A smart approach: run the IMEI through the carrier you actually plan to use. Their answer is the one that matters, because each carrier checks against its own records plus the shared blacklist database.

Red Flags Before You Buy

Run through this checklist before handing over cash for any used phone:

  1. The seller won't share the IMEI. There's no legitimate reason to refuse. A serious seller expects this question.
  2. The IMEIs don't match. The number from \*#06#, the Settings menu, the SIM tray, and the box should all be identical. A mismatch can indicate a swapped logic board, a counterfeit, or a box used to dress up a sketchy phone.
  3. The phone is blacklisted or has a "bad ESN." Walk away. It cannot be legitimately activated on US networks.
  4. There's an outstanding balance. A phone still being paid off can be blacklisted later if the seller stops paying — even if it's clean today.
  5. Activation Lock or FRP is still on. Insist on watching the seller sign out of iCloud or remove their Google account, then complete a factory reset in front of you.
  6. The deal is too good. A flagship at half the going rate, sold in a hurry, with no IMEI shared — that pattern exists for a reason.

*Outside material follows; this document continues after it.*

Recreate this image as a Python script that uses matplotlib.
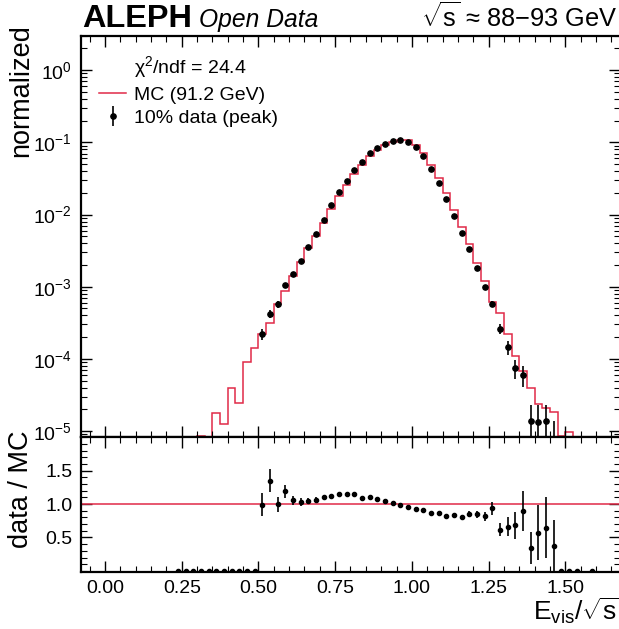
import matplotlib
matplotlib.use("Agg")
import matplotlib.pyplot as plt
import numpy as np
from matplotlib.lines import Line2D
from matplotlib.ticker import MultipleLocator, LogLocator, NullFormatter, FixedLocator

plt.rcParams["font.family"] = ["Liberation Sans", "DejaVu Sans"]
plt.rcParams["mathtext.fontset"] = "custom"
plt.rcParams["mathtext.rm"] = "Liberation Sans"
plt.rcParams["mathtext.it"] = "Liberation Sans:italic"
plt.rcParams["mathtext.bf"] = "Liberation Sans:bold"
plt.rcParams["mathtext.default"] = "regular"

# bins of E_vis/sqrt(s), width 0.025, from 0.225 to 1.6
bin_lo = 0.225
bin_hi = 1.6

# MC (91.2 GeV), normalized
mc = [3e-6, 3e-6, 3e-6, 8.5e-6, 4e-6, 1.80e-5, 1.24e-5, 3.92e-5, 2.47e-5, 9.14e-5,
      1.40e-4, 2.21e-4, 3.11e-4, 5.75e-4, 8.71e-4, 1.42e-3, 2.22e-3, 3.40e-3, 5.04e-3, 7.71e-3,
      1.20e-2, 1.80e-2, 2.56e-2, 3.61e-2, 4.85e-2, 6.38e-2, 7.82e-2, 9.08e-2, 0.102, 0.109,
      0.107, 9.20e-2, 7.05e-2, 4.90e-2, 3.17e-2, 1.96e-2, 1.15e-2, 6.78e-3, 3.90e-3, 2.15e-3,
      1.21e-3, 6.19e-4, 4.29e-4, 2.19e-4, 1.10e-4, 6.79e-5, 3.99e-5, 2.35e-5, 2.11e-5, 1.82e-5,
      8.5e-6, 9.6e-6, 4e-6, 0.0, 3e-6]

# 10% data (peak), normalized
data = [0, 0, 0, 0, 0, 0, 0, 0, 0, 0,
        0, 2.19e-4, 4.20e-4, 5.72e-4, 1.04e-3, 1.50e-3, 2.29e-3, 3.57e-3, 5.36e-3, 8.50e-3,
        1.34e-2, 2.06e-2, 2.93e-2, 4.17e-2, 5.30e-2, 7.02e-2, 8.47e-2, 9.50e-2, 0.104, 0.108,
        0.102, 8.51e-2, 6.39e-2, 4.28e-2, 2.74e-2, 1.62e-2, 9.59e-3, 5.51e-3, 3.32e-3, 1.82e-3,
        9.90e-4, 5.80e-4, 2.63e-4, 1.45e-4, 7.48e-5, 6.06e-5, 1.36e-5, 1.35e-5, 1.37e-5, 6.9e-6,
        0, 0, 0, 0, 0]

data_err = [0, 0, 0, 0, 0, 0, 0, 0, 0, 0,
            0, 3.86e-5, 5.34e-5, 6.24e-5, 8.41e-5, 1.01e-4, 1.25e-4, 1.56e-4, 1.91e-4, 2.40e-4,
            3.02e-4, 3.74e-4, 4.46e-4, 5.33e-4, 6.0e-4, 6.9e-4, 7.6e-4, 8.0e-4, 8.4e-4, 8.6e-4,
            8.3e-4, 7.6e-4, 6.6e-4, 5.4e-4, 4.3e-4, 3.3e-4, 2.55e-4, 1.94e-4, 1.50e-4, 1.11e-4,
            8.2e-5, 6.3e-5, 4.2e-5, 3.1e-5, 2.26e-5, 2.03e-5, 9.6e-6, 9.6e-6, 9.6e-6, 6.9e-6,
            0, 0, 0, 0, 0]

chi2_ndf = 24.4
red = "#e02a48"

edges = np.linspace(bin_lo, bin_hi, len(mc) + 1)
centers = 0.5 * (edges[1:] + edges[:-1])
mc = np.array(mc)
data = np.array(data)
data_err = np.array(data_err)

ratio = np.full(len(mc), np.nan)
ratio_err = np.full(len(mc), np.nan)
ok = mc > 0
ratio[ok] = data[ok] / mc[ok]
ratio_err[ok] = data_err[ok] / mc[ok]

fig = plt.figure(figsize=(6.19, 6.29), dpi=100)
left = 80.5 / 619
width = (620.5 - 80.5) / 619
ax = fig.add_axes([left, (629 - 437.3) / 629, width, (437.3 - 35.7) / 629])
rax = fig.add_axes([left, (629 - 571.7) / 629, width, (571.7 - 437.3) / 629], sharex=ax)

for a in (ax, rax):
    for s in a.spines.values():
        s.set_linewidth(1.6)
    a.tick_params(which="both", direction="in", top=True, right=True, labelsize=14, pad=6)
    a.tick_params(which="major", length=8, width=1.0)
    a.tick_params(which="minor", length=4, width=0.8)
    a.xaxis.set_major_locator(MultipleLocator(0.25))
    a.xaxis.set_minor_locator(MultipleLocator(0.05))

# main panel
ax.stairs(mc, edges, color=red, linewidth=1.1, baseline=None)
shown = data > 0
ax.errorbar(centers[shown], data[shown], yerr=data_err[shown], fmt="o", color="black",
            markersize=3.8, elinewidth=1.2, capsize=0)
ax.set_yscale("log")
ax.set_ylim(8.2e-6, 3.0)
ax.set_xlim(-0.08, 1.68)
ax.yaxis.set_major_locator(LogLocator(base=10, numticks=20))
ax.yaxis.set_minor_locator(LogLocator(base=10, subs=np.arange(2, 10), numticks=20))
ax.yaxis.set_minor_formatter(NullFormatter())
ax.tick_params(labelbottom=False)
ax.set_ylabel("normalized", fontsize=19.5, loc="top")
ax.yaxis.set_label_coords(-0.086, 1.03)

handles = [Line2D([], [], linestyle="none"),
           Line2D([], [], color=red, linewidth=1.1),
           ax.errorbar([], [], yerr=[], fmt="o", color="black", markersize=3.8, elinewidth=1.2)]
labels = [r"$\chi^2$/ndf = %.1f" % chi2_ndf, "MC (91.2 GeV)", "10% data (peak)"]
ax.legend(handles, labels, loc="upper left", frameon=False, fontsize=14,
          labelspacing=0.3, handlelength=1.4, handletextpad=0.4,
          bbox_to_anchor=(0.0, 1.0), borderaxespad=0.55)

ax.text(0.003, 1.0217, "ALEPH", transform=ax.transAxes, fontsize=23.4,
        fontweight="bold", va="baseline", ha="left")
ax.text(0.2196, 1.0217, "Open Data", transform=ax.transAxes, fontsize=17.7,
        style="italic", va="baseline", ha="left")
ax.text(0.9944, 1.0217, r"$\sqrt{s}$ ≈ 88−93 GeV", transform=ax.transAxes,
        fontsize=18.3, va="baseline", ha="right")

# ratio panel
rax.axhline(1.0, color=red, linewidth=1.1)
rax.errorbar(centers, ratio, yerr=ratio_err, fmt="o", color="black",
             markersize=3.0, elinewidth=1.2, capsize=0)
rax.set_ylim(-0.012, 2)
rax.yaxis.set_major_locator(FixedLocator([0.5, 1.0, 1.5]))
rax.yaxis.set_minor_locator(MultipleLocator(0.1))
rax.set_ylabel("data / MC", fontsize=19.5, loc="top")
rax.yaxis.set_label_coords(-0.086, 1.054)
rax.set_xlabel(r"$E_{vis}/\sqrt{s}$", fontsize=19, loc="right", labelpad=-1)

fig.savefig("out.png", dpi=100)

The Safer Alternative: Buy Pre-Verified

Every check above exists because private-party sales carry risk. If you'd rather skip the detective work, buy from a seller who has already done it. At Device Giant, every device in our tested and working collection is verified functional before it ships, and our grading and damage standards spell out exactly what condition to expect — no surprises.

Browse our renewed iPhones and iPads or renewed Samsung Galaxy smartphones if you want the used-phone savings without the used-phone gamble.

FAQ

Is it safe to give someone my IMEI number?

Sharing an IMEI with a genuine buyer is normal and generally low-risk — it's how trust gets established in used phone sales. That said, don't post it publicly on forums or social media, since bad actors have abused IMEIs to file false lost/stolen reports or attempt fraudulent unlocks.

Can a blacklisted phone be unblacklisted?

Only by the carrier that flagged it, and only when the underlying issue is resolved — for example, the original owner pays off the balance or withdraws a loss report. As a buyer, you can't fix it yourself, so treat a blacklisted phone as a parts device, not a usable phone.

What's the difference between an IMEI and a serial number?

The serial number is the manufacturer's internal identifier; the IMEI is the cellular industry's identifier. Carriers and blacklist databases work off the IMEI. Apple's warranty and coverage lookups use the serial number. For a used phone purchase, the IMEI check is the one that protects you.

Do tablets and smartwatches have IMEI numbers?

Only cellular models do. A Wi-Fi-only iPad or watch has a serial number but no IMEI, because it never connects to a carrier network. If you're buying a cellular tablet or LTE smartwatch, check its IMEI just as you would a phone's.

Will an IMEI check tell me if a phone is iCloud locked?

Some third-party checkers report Activation Lock status, but results aren't always current. The most dependable method is hands-on: factory reset the phone (or watch the seller do it) and confirm it reaches the setup screen without demanding a previous owner's Apple ID.

Does a factory reset change the IMEI?

No. The IMEI is burned into the phone's hardware and survives resets, software updates, and SIM changes. That permanence is exactly why it's the standard tool for verifying a used phone's history.